No-Future is founded on the conviction that the most highly evolved productive forces of capitalist countries now permit the skipping of the transitional phase of socialist society. In these countries, socialism can only remain the order of the day on the condition that it initiates the total demystification of present political methods, and reveals the supersession of the relations of production by the accumulation of technical means, the constant recourse to depersonalization, etc. All the conditions are unified for the appropriation of the means of production and for their utilization to socialist ends.
No-Future is equally founded on a decisive appreciation of the anti-colonial revolutions. In these Third World countries, the development of productive forces from their origins enters into the struggle against the bureaucratic apparatus, that is, the heritage of colonization and the introduction of planning methods used in socialist countries. Third World countries are the fulcrum of 20th century revolution because their accession to independence is also the melting-pot for the life forces of both blocs. For the first time since primitive communities, what is born in the West and what is born the East — insofar as their expansion is unhindered — is susceptible to unification and amalgamation in these countries as a totally independent social form.
Finally, No Future is founded on the certainty that the state of things as they are cannot be considered as a state of peace or of war in any way. Neither peace nor war is possible from now on, but nor is revolution if we are limited to a purely evolutionist conception that automatically implies the withering of the State, etc. Above all, No-Future takes into account the existence of classless societies in Russia and China. The awareness of this fact implies the possibility of an accelerated revolutionary process eventually resulting in societies of socialized masses.
2
Socialism, wherever it appears, can no longer be considered as the simple antithesis of capitalism. Everything that delays the ascendance of the socialized masses is an alienation reborn in the heart of the socialist society (transitional or not).
The problem is giving the masses consciousness "to the greatest degree of consciousness possible," in order to ensure that the historical relations modified by the classless society are not a return to the old relationship existing between the class and the party, between the class and the union. The socialized masses act as autonomous forces. If, as Marx wished, the disappearance of politics and the economy is necessitated, the parties and the organs of class struggle must clearly disappear with them. The more a party or a trade union has been capable of seeing through its task, the easier it has been to eliminate it as such in the classless society. This continues to exist after the suppression of politics and the economy because the political consciousness of the masses then signifies a rupture — and not an adaptation — of the masses, liberated by the productive forces capable of surmounting all the relations of production from that point on. Responsibility and uprooting of the socialized masses are no longer a hindrance, but the first conditions that can at any moment give rise to the necessity for a revolution.
3
The political expression of the socialized masses, insofar as it aims for the disappearance of all politics, has as its prime objective the possibility, for the first time in history, of a situation where all humanity escapes from the historical law of uneven development. The revolution becomes its own theater.

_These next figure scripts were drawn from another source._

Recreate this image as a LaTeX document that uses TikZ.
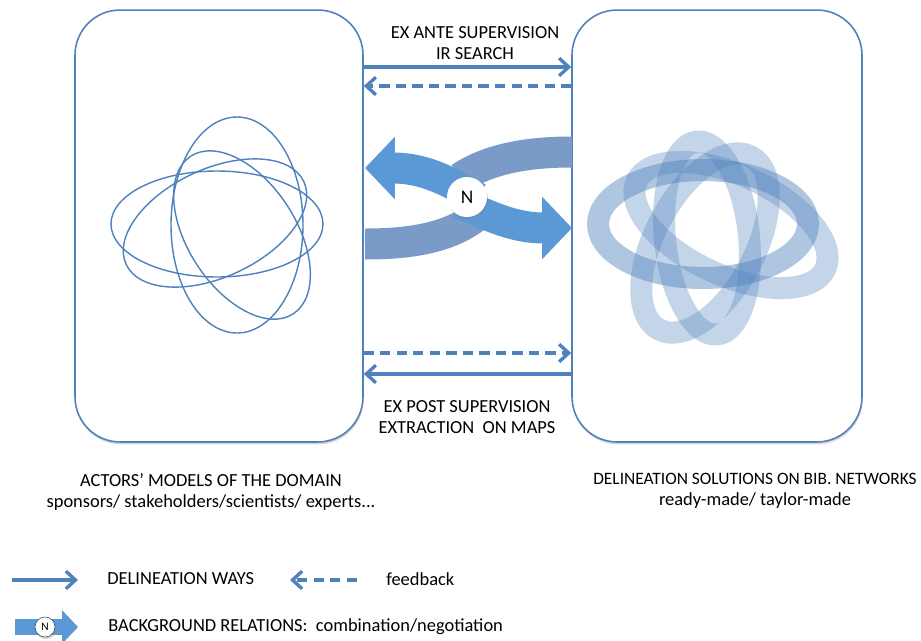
\documentclass[tikz,border=0pt]{standalone}
\usepackage{fontspec}
\setmainfont{Carlito}
\usepackage{tikz}
\usetikzlibrary{arrows.meta, shadows}
\definecolor{lineblue}{RGB}{79,129,189}
\definecolor{frontblue}{RGB}{90,152,214}
\definecolor{backblue}{RGB}{122,154,200}
\tikzset{
    panel/.style={draw=lineblue, line width=0.9pt, fill=white, rounded corners=0.9cm,
        minimum width=5.76cm, minimum height=8.64cm,
        drop shadow={shadow xshift=0.4pt, shadow yshift=-1.4pt, opacity=0.3}},
    txt/.style={inner sep=0pt, align=center, font=\fontsize{10.5}{12}\selectfont},
    way/.style={draw=lineblue, line width=1.9pt, -{Straight Barb[length=5.5pt, width=10pt]}},
    feedback/.style={way, dash pattern=on 5.8pt off 3.6pt},
    ring/.style={draw=lineblue, line width=0.8pt},
    band/.style={draw=lineblue, line width=0.44cm, draw opacity=0.33},
    flowback/.style={draw=backblue, line width=0.62cm},
    flowfront/.style={draw=frontblue, line width=0.62cm, -{Triangle[length=0.6cm, width=1.22cm]}},
    negot/.style={circle, fill=white, minimum size=0.8cm, inner sep=0pt,
        font=\fontsize{11}{12}\selectfont,
        drop shadow={shadow xshift=0.6pt, shadow yshift=-1.2pt, opacity=0.35}}
}

\begin{document}
\begin{tikzpicture}[x=0.02cm, y=-0.02cm]
    \useasboundingbox (0,0) rectangle (921,640);

    % the two domains
    \node[panel] (actors) at (219,226) {};
    \node[panel, minimum width=5.8cm] (solutions) at (717,226) {};

    % actors' models
    \draw[ring] (217,224) ellipse (106 and 53);
    \draw[ring] (237,225) ellipse (66 and 108);
    \draw[ring, rotate around={-57:(242,235)}] (242,235) ellipse (94 and 54);
    \draw[ring, rotate around={25:(215,223)}] (215,223) ellipse (98 and 54);

    % delineation solutions
    \draw[band, draw opacity=0.45] (703,224) ellipse (105 and 54);
    \draw[band, rotate around={6:(707,238)}] (707,238) ellipse (42 and 97);
    \draw[band, rotate around={-25:(731,225)}] (731,225) ellipse (104 and 50);
    \draw[band, rotate around={62:(705,243)}] (705,243) ellipse (98 and 50);

    % supervision arrows
    \coordinate (ante) at (0,67);
    \coordinate (antefeed) at (0,86);
    \coordinate (postfeed) at (0,353);
    \coordinate (post) at (0,374);
    \draw[way] (actors.east |- ante) -- (solutions.west |- ante);
    \draw[feedback] (solutions.west |- antefeed) -- (actors.east |- antefeed);
    \draw[feedback] (actors.east |- postfeed) -- (solutions.west |- postfeed);
    \draw[way] (solutions.west |- post) -- (actors.east |- post);

    \node[txt] (antetxt) at (475,43) {EX ANTE SUPERVISION\\IR SEARCH};
    \node[txt] (posttxt) at (467,417) {EX POST SUPERVISION\\EXTRACTION\ \ ON MAPS};

    % background relations
    \draw[flowback] (572,152) .. controls (530,152) and (490,158) .. (460,178);
    \draw[flowback] (365,244) .. controls (410,244) and (450,238) .. (478,215);
    \draw[flowfront] (478,198) .. controls (450,182) and (425,168) .. (365,168);
    \draw[flowfront] (458,203) .. controls (485,213) and (510,228) .. (572,228);
    \node[negot] (neg) at (467,197) {N};

    \node[txt] (actorstxt) at (211,492)
        {ACTORS’ MODELS OF THE DOMAIN\\sponsors/ stakeholders/scientists/ experts...};
    \node[txt] (solutionstxt) at (755,491)
        {{\fontsize{9.9}{12}\selectfont DELINEATION SOLUTIONS ON BIB. NETWORKS}\\ready-made/ taylor-made};

    % legend
    \draw[way] (12,580) -- (78,580);
    \node[txt, anchor=west] (waystxt) at (107,579) {DELINEATION WAYS};
    \draw[feedback] (357,580) -- (290,580);
    \node[txt, anchor=west] (feedtxt) at (386,579) {feedback};
    \draw[flowfront, line width=0.32cm, -{Triangle[length=0.32cm, width=0.66cm]}] (15,627) -- (78,627);
    \node[negot, minimum size=0.4cm, draw=lineblue!60!black, line width=0.3pt,
        font=\fontsize{6.5}{7}\selectfont] (negleg) at (45,627) {N};
    \node[txt, anchor=west] (backtxt) at (108,627) {BACKGROUND RELATIONS:\ \ combination/negotiation};
\end{tikzpicture}
\end{document}
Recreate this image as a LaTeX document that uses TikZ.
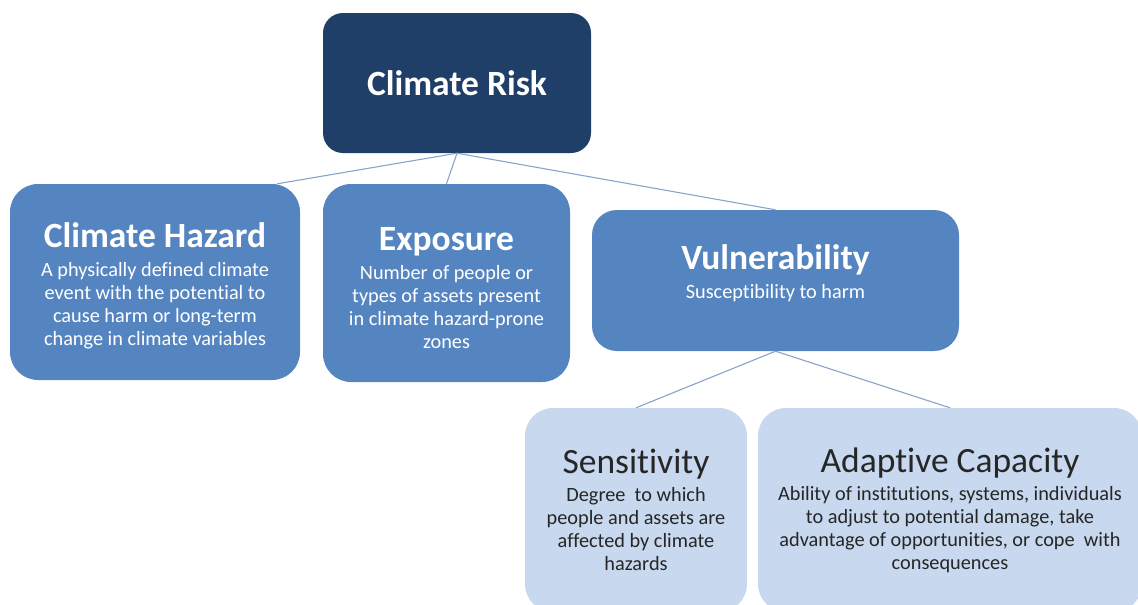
\documentclass[tikz,border=0pt]{standalone}
\usepackage{fontspec}
\setmainfont{Carlito}[Ligatures=NoCommon]
\definecolor{riskblue}{HTML}{1F3E68}
\definecolor{midblue}{HTML}{5585C1}
\definecolor{paleblue}{HTML}{C8D8EE}
\definecolor{linkblue}{HTML}{8AA4C8}
\newcommand{\heading}[1]{{\fontsize{35.5}{40}\selectfont #1}}
\newcommand{\tallhead}[1]{\heading{\rule{0pt}{33pt}\bfseries #1}}
\tikzset{
  box/.style={rounded corners=28pt, inner sep=0pt, align=center,
    font=\fontsize{20.3}{23}\selectfont},
  midbox/.style={box, fill=midblue, text=white},
  palebox/.style={box, fill=paleblue, text=black!85},
  link/.style={draw=linkblue, line width=1.1pt}
}
\begin{document}
\begin{tikzpicture}[x=1pt, y=-1pt]
  \useasboundingbox (0,0) rectangle (1138,605);

  \node[box, fill=riskblue, text=white, rounded corners=20pt,
        minimum width=268pt, minimum height=140pt] (risk) at (457,83)
        {\heading{\bfseries Climate Risk}};

  \node[midbox, minimum width=290pt, minimum height=196pt] (haz) at (155,282)
        {\tallhead{Climate Hazard}\\[6pt]
         A physically defined climate\\ event with the potential to\\
         cause harm or long-term\\ change in climate variables};
  \node[midbox, minimum width=247pt, minimum height=198pt] (exp) at (446.5,283)
        {\tallhead{Exposure}\\[6pt]
         Number of people or\\ types of assets present\\
         in climate hazard-prone\\ zones};
  \node[midbox, rounded corners=25pt, minimum width=367pt, minimum height=141pt,
        text depth=26pt] (vul) at (775.5,280.5)
        {\tallhead{Vulnerability}\\[6pt] Susceptibility to harm};

  \node[palebox, minimum width=222pt, minimum height=204pt] (sens) at (636,510)
        {\heading{Sensitivity}\\[5pt]
         Degree\ \ to which\\ people and assets are\\
         affected by climate\\ hazards};
  \node[palebox, minimum width=384pt, minimum height=204pt] (adap) at (950,510)
        {\heading{Adaptive Capacity}\\[5pt]
         Ability of institutions, systems, individuals\\
         to adjust to potential damage, take\\
         advantage of opportunities, or cope\ \ with\\ consequences};

  \draw[link] (risk.south) -- ([xshift=-23pt]haz.north east);
  \foreach \kid in {exp, vul}
      {
          \draw[link] (risk.south) -- (\kid.north);
      }
  \foreach \kid in {sens, adap}
      {
          \draw[link] (vul.south) -- (\kid.north);
      }
\end{tikzpicture}
\end{document}
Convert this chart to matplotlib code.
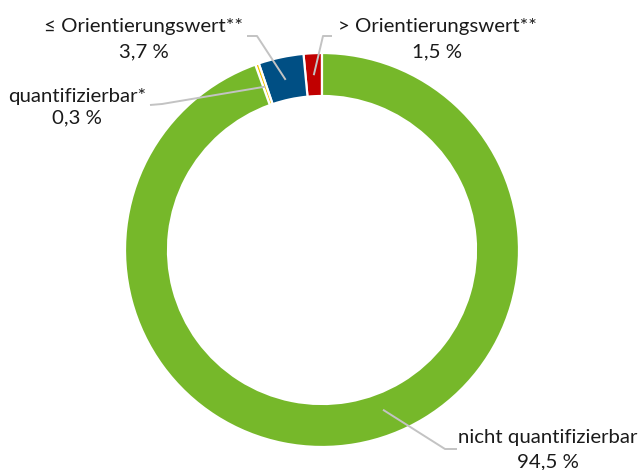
import numpy as np
import matplotlib
matplotlib.use("Agg")
import matplotlib.pyplot as plt

plt.rcParams['font.family'] = ['Lato', 'DejaVu Sans']

categories = ["> Orientierungswert**", "≤ Orientierungswert**", "quantifizierbar*", "nicht quantifizierbar"]
values = [1.5, 3.7, 0.3, 94.5]
value_labels = ["1,5 %", "3,7 %", "0,3 %", "94,5 %"]
colors = ["#c00000", "#004f84", "#f5c400", "#76b82a"]

W, H = 640, 470
fig = plt.figure(figsize=(W / 100, H / 100), dpi=100)
ax = fig.add_axes([0, 0, 1, 1])

cx, cy = 322, 470 - 250
R = 197
width = 43
wedges, _ = ax.pie(values, colors=colors, startangle=90, counterclock=True,
                   radius=R, center=(cx, cy), frame=True,
                   wedgeprops=dict(width=width, edgecolor='white', linewidth=1.6))
ax.set_xlim(0, W)
ax.set_ylim(0, H)
ax.set_aspect('equal')
ax.axis('off')

# label layout: (anchor angle override, anchor radius, elbow, end, text x, baseline1, baseline2)
layout = [
    (None, 175, (323, 36), (332, 36), 437, 32, 57),
    (None, 174, (257, 36), (247, 36), 144, 32, 57),
    (None, 173, (162, 104), (150, 105), 77, 102, 123),
    (290.9, 171, (445, 449), (457, 449), 548, 443, 467),
]
lc = "#c3c3c3"
fs = 14.7
for w, cat, vl, (ang, r, elbow, end, tx, b1, b2) in zip(wedges, categories, value_labels, layout):
    a = ang if ang is not None else (w.theta1 + w.theta2) / 2
    px = cx + r * np.cos(np.radians(a))
    py = cy + r * np.sin(np.radians(a))
    ax.plot([px, elbow[0], end[0]], [py, H - elbow[1], H - end[1]], color=lc, lw=1.4,
            solid_capstyle='butt', zorder=5)
    ax.text(tx, H - b1, cat, ha='center', va='baseline', fontsize=fs, color="#1a1a1a")
    ax.text(tx, H - b2, vl, ha='center', va='baseline', fontsize=fs, color="#1a1a1a")

fig.savefig("out.png", dpi=100)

It is important to know and to determine, in the present, how the conquest of interstellar space; human labor considered as the struggle against nature insofar as it is the dissolution of the technological milieu by the technology itself; the appearance of a cosmic consciousness in the classless society; the abolition of all functional signs in human relations; and the birth of new sentiments and of other unpredictable upheavals accelerate the processes that lead to the stage of this dialectical civilization of leisure and of work for all humanity together.
4
The creation of this history without dead time is linked to existential Marxist philosophy. The idea of the individual planning of existence rediscovers the chance that allows the formation of a philosophy of spatio-temporal presence where sensations and sentiments no longer depend on memory, but on the blossoming of all the virtualities of being by the multiplication and renewal of experience, no longer of isolated collectives or isolated people — experiences realizable as the imaginary itself, that is to say simultaneously collective and individual in all acts.
The daily upheaval of the time of life itself implies the cosmic and a-cosmic value of every situation. At the limit of this infinity before our eyes and the revolutionary accumulation of this history, the richness of life demands an always greater reproduction, no longer of habits or even of style, but of the everyday made impossible. The new antagonisms between terrestrial and cosmic values cannot be resolved by the simple communicability of obvious facts.
5
The conditions of freedom, having been realized by the planning of individual existence, become the values — existing or able to exist — of the state of reprieve among our aptitudes in the control and exercise of qualitative degrees of the construction of situations. The concepts of being, having and doing disappear with this freedom, beginning with the practical negation of all philosophy. Freedom is defined as a cosmogony of temporality and an a-cosmogony of constructed situations. Freedom, this fluid and unshakable structure of all energy, allows the transcendence of the old typology of "free men" or "the not-free" by the power that has every person transforming the world as each desires to see it transformed; accomplished against the primitive forms of this power.
6
The three orders of becoming are:
a) The order of constructing situations. This is when the power of freedom inscribes the lifestyle of all as a total work, that is to say the permanent realization of the lived totality against what were previously only dispersed means or fragmentary meanings (cosmic, political, artistic, etc.). This is the order of praxis as radical critique no longer advocated or indicated, but actually carried out.
b) The order of the planning of individual existence. This will be the possibility, given once and for all, of transcending every known emotion, including the contradictory sensation of "happiness-suffering." Human emotions will become different emotions, but no more superhuman than inhuman, due to the fact that from now on they will be linked to cosmic energy.
c) The tragic order of intelligence. This is that of two abstract worlds (one issuing from the struggle against nature, the other, in contrast, issuing from the domination of the cosmos by men). In this sense, the tragedy of intelligence is perhaps not its inability to avoid madness as a natural state, but of suddenly situating itself beyond madness, and not beside it as was previously the case.
These fragmentary programmatic notes are presented here as theoretical elements of the construction of situations in socialist society (transitional in itself); and as the first contribution to a working group which we envisage convening to define the total content of the revolution of everyday life.